We were forced to go with a solution that we knew would be in conflict with how our users actually worked, breaking up the document into smaller pieces, while knowing that our users in fact tended to make edits or move content across the entire document. This design change would therefore likely reduce the overall value of the product. In other words, the fact that we discovered the problem so late ended up making the overall product far less appetizing to users and therefore less competitive in the marketplace.
Had we taken an iterative design approach, however, this issue would have been discovered much sooner. Instead of defining the design solution for the entire product before actually beginning to build the product, we would have only created a high-level design of the application and then fully designed and built a skeleton version of that, and then evolved the design based on what had been built.
We could also have chosen to build the application incrementally, i.e. building it in different units, and then iterating on each of those units. By unit, we are usually referring to some natural grouping of functionality or application entity. In the case of this application, the document editor would have been such a unit, and would also have been deemed the top priority unit (as it is the core function of the product), and therefore built out first. In doing so, by actually testing our solution with real code, we would have discovered this very technology-specific issue almost immediately.
More importantly, because we would have been at a far earlier stage in the project lifecycle, we would not yet have made any no-going-back fundamental design choices, and would therefore have a much wider range of options in how to address the issue.
In other words, when designing iteratively, you are able to much more easily adapt and change course in response to the unknown or unexpected, in contrast to a waterfall model, where you are much more locked into a specific design direction once production is underway.
This is of course not to say that iterative will allow you to adapt and make big changes up until the very end of the project. Instead, by starting to build earlier, and discovering big issues early, you radically reduce the chance of making show-stopper discoveries late in the game.

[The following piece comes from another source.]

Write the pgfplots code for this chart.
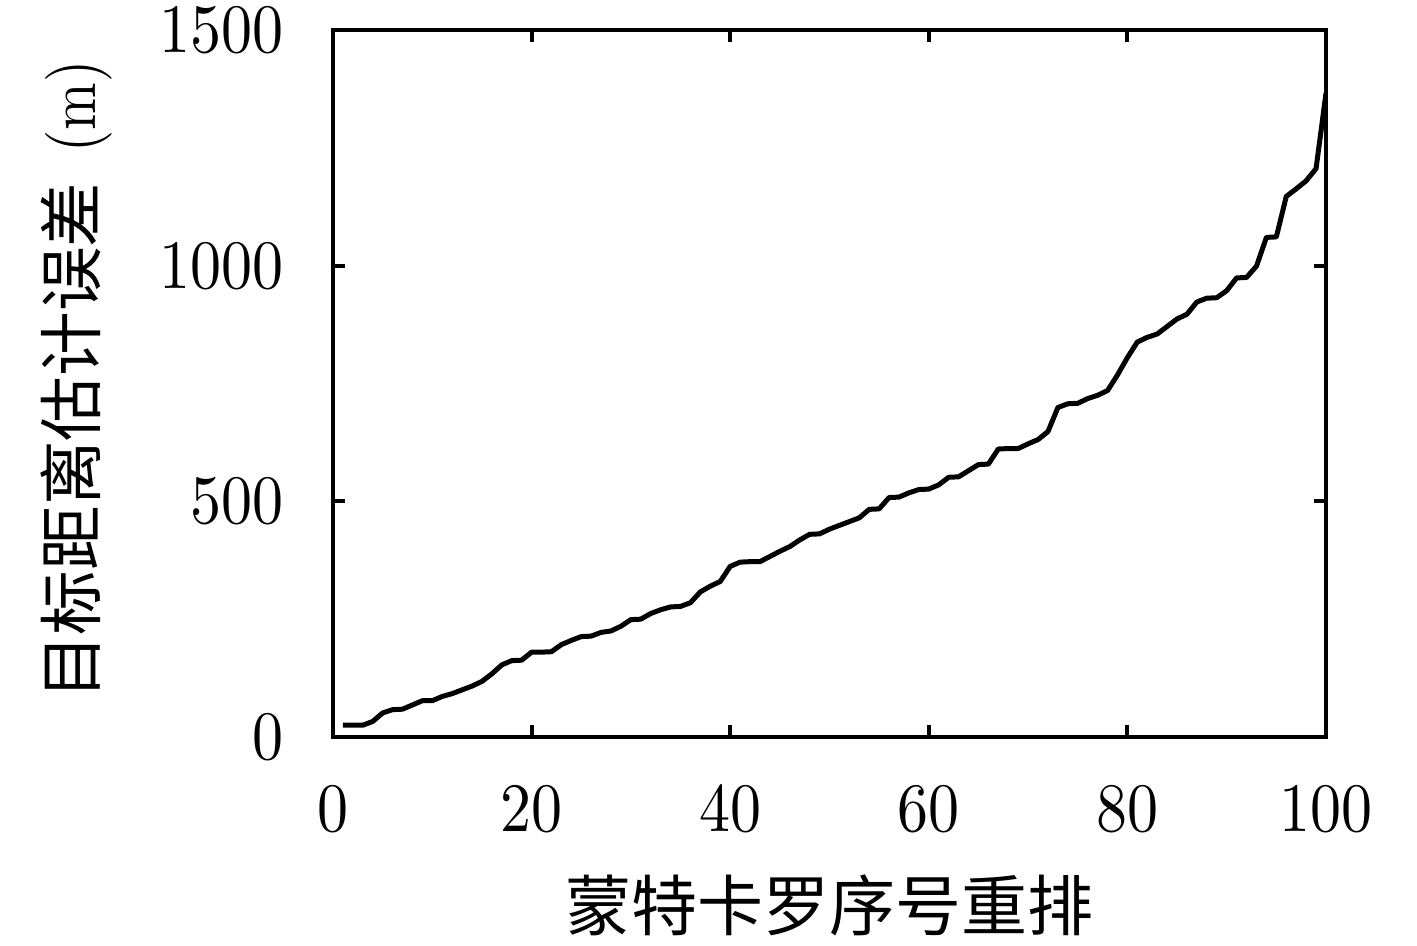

When presenting sketches, wireframes, comps, and clickable prototypes to users for their feedback, you are effectively asking them to imagine how the product will work, to prototype it in their mind as it were, and then provide feedback on what they are imagining. This is not always a bad thing; in fact, during the early stages of developing a design idea, it is probably preferable to present something rough to users, inviting them to interpret your idea more widely and also to feel more comfortable rejecting or, better yet, suggesting improvements to your solution. This is a fundamental reason why we sketch.
The problem is the amount of time that passes between that activity and actually confirming or denying whether or not that thing in your head really is a good idea. In the waterfall methodology, the time that passes between those two activities can be a looooong time indeed. More time between conception and validation of an idea means increased risk.
Problems begin to emerge when we are asking user to review the ‘real’ solution. If we present that solution in the form of wireframes, we are placing an incredible cognitive burden on the user to try to imagine the actual product based on looking at one or more static drawings. Talk about Making Me Think! Even if we create a clickable prototype, there is still a large amount of cognitive overhead left to the user. This can include anything from being aware of issues such as page refresh (e.g. a page may not refresh when clicking on a tab in the prototype, but may do so in the real application) to the range of idiosyncrasies of widget controls to the absence of real live content. As applications become increasingly complex, this potential cognitive overhead will continue to grow. And the more cognitive overhead we burden our users with, the less reliable their feedback.
In the iterative model, however, the definition of what is and what is not a validation of a design solution is quite simple: Everything that is not actual working software is just a sketch, an increasingly refined idea.
In this model, we have an actual build, a unit of the actual application, that we can present to stakeholders and allow users to interact with and respond to. When presenting users with something that actually works, they can focus on the activity your product is intended to support, and give you feedback on that. Additionally, technologists can validate their code (as well as learn from and improve upon it when working on future iterations), while visual designers can evaluate their look and feel as rendered by an actual browser.
In a waterfall-based methodology, an incredible amount of time is spent creating and maintaining documents that describe the design solution, from wireframes to functional specs and on and on. As the software systems we are designing become larger and more complex, more time is required to describe their design in ever-greater detail. Worse, once we begin to discover issues with our design solutions, we have to go back and update these tome-size artifacts, which will take up even more time if we are further along in our process and multiple artifacts need to be updated. And to add insult to injury, since there really is no standard for the types of documents we are creating, we have to spend even more time on these documents adding legends and other references explaining the meaning of stuff in the very artifacts intended to explain what stuff means.
This, in my opinion, is a recipe for disaster. For one, it tends to become increasingly impossible to keep all the documents up to date, which means they can’t be relied on, which means all the work you put into them may be for naught.
And second, it seems that the more you document, the less people read, for the simple reason that specification documents are inhumanly boring and require a lot of brainpower on the part of the user to interpret and convert their content into the actual solution. So what ends up happening is that designers and developers sort of skim through all your painstakingly created artifacts, creating something that might be close to what was specced, but rarely exactly what was specced, which seems to make the entire arduous effort sort of self-defeating.
In the iterative model, the approach is to instead leverage the technology itself as a specification platform and to thereby spend much more time being engaged with the actual product, with the actual design, rather then being bogged down with huge artifacts that ultimately having nothing to do with the product.
The idea of using the code itself may sound strange to the non-technical reader, but if you think about it, what is code but nothing more than a set of instructions? And while those instructions may be gibberish to you, they are highly meaningful to developers.
Now, this is not to say that we don’t create any specs as part of an iterative model; the real difference is that the specs that are maintained are only those that are for new design, while as soon as something has been built, the corresponding spec is archived, eliminating the potential for redundancy (and the inevitable accompanying inconsistency) of having both a spec and a build.
If you’re new to iterative and have really only worked in a waterfall process, Iam guessing that it may be difficult to wrap your head around this concept. But hopefully this (somewhat meandering) post will help you get underway.